Created attachment 63585 [details] proposed patch
Attachment 63585 [details] did not pass style-queue: Failed to run "['WebKitTools/Scripts/check-webkit-style']" exit_code: 1 WebCore/platform/text/TextEncodingRegistry.cpp:162: Tests for true/false, null/non-null, and zero/non-zero should all be done without equality comparisons. [readability/comparison_to_zero] [5] Total errors found: 1 in 11 files If any of these errors are false positives, please file a bug against check-webkit-style.
Is this going to cause problem with WebKit-specific content that relies on this behavior that we've had for the past 7 or so years?

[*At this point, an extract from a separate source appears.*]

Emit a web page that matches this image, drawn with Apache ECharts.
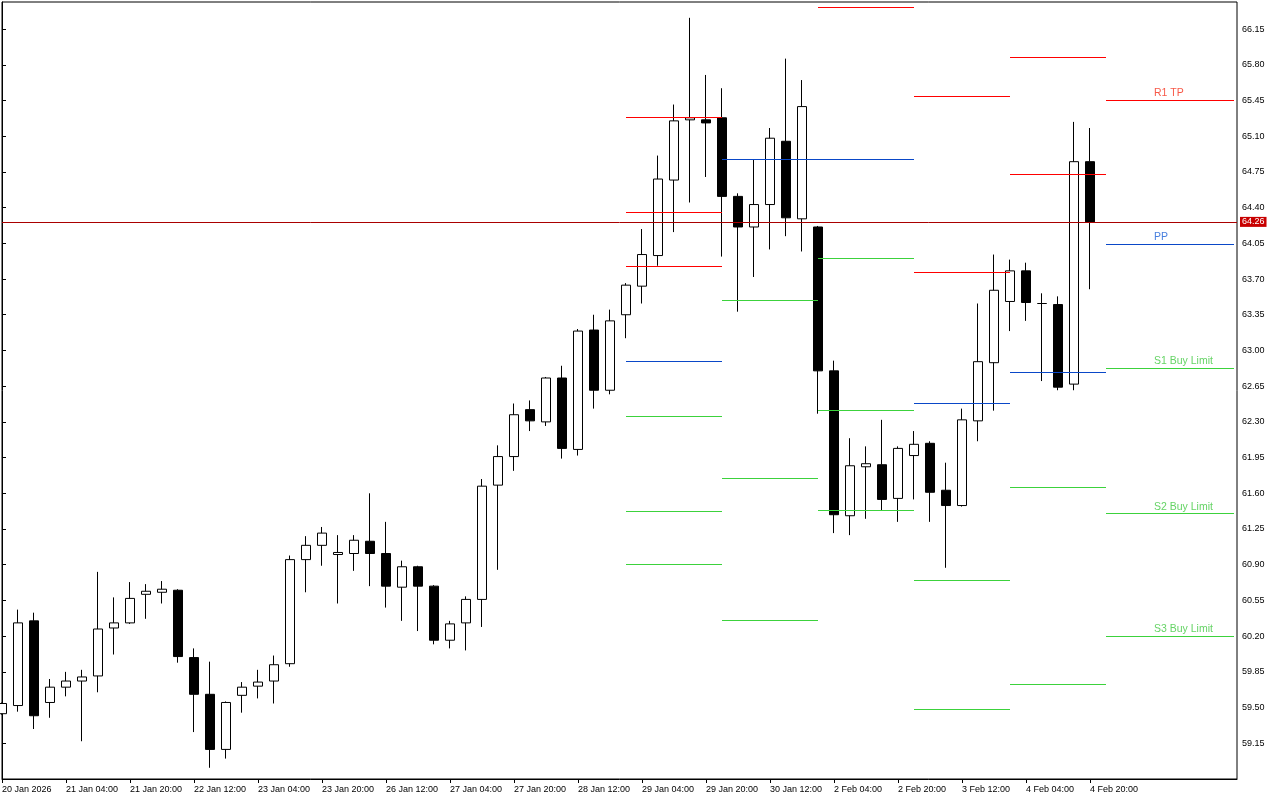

Comment on attachment 63585 [details] proposed patch > +// If passed any non-ASCII characters, depends on the behavior of isalnum -- > +// if that returns false as it does on OS X, then it will properly skip those > +// characters too. This comment is not true, and should be removed. > struct TextEncodingNameHash { With the changes you have made, is TextEncodingNameHash different from CaseFoldingHash? Can we just use CaseFoldingHash instead? > + if (0 == strcmp(alias, "8859_1")) > + return true; Would be good to add a comment explaining why we don't want this alias. Generally speaking this seems like a good patch, but I am slightly worried about backward compatibility.
Comment on attachment 63585 [details] proposed patch If you haven't landed this, there is a typo in the ChangeLog: > Index: WebCore/ChangeLog > =================================================================== > + * platform/text/TextEncoding.cpp: (WebCore::Latin1Encoding): > + "Latin-1" is not a real encoding name, it's not known ot Firefox or IE. TYPO: "not known ot Firefox" => "not known to Firefox"
> With the changes you have made, is TextEncodingNameHash different from CaseFoldingHash? > Can we just use CaseFoldingHash instead? I'm not sure - the code is different, as it's ASCII-only, but maybe the difference in behavior/performance is negligible. > Is this going to cause problem with WebKit-specific content that relies on this behavior > that we've had for the past 7 or so years? That seems likely, yes. But I think that the extent of forgiveness has changed semi-recently, with the introduction of TextEncodingRegistry. Maybe my memory is wrong.
Committed <http://trac.webkit.org/changeset/64817>.
http://trac.webkit.org/changeset/64817 might have broken GTK Linux 64-bit Debug
Follow up fix in <http://trac.webkit.org/changeset/64820> - added "shift-jis".
More follow-up fixing in r64831 - don't register ISO8859-16, which was causing crashes on platforms with older ICU, and which isn't needed (at least, not yet).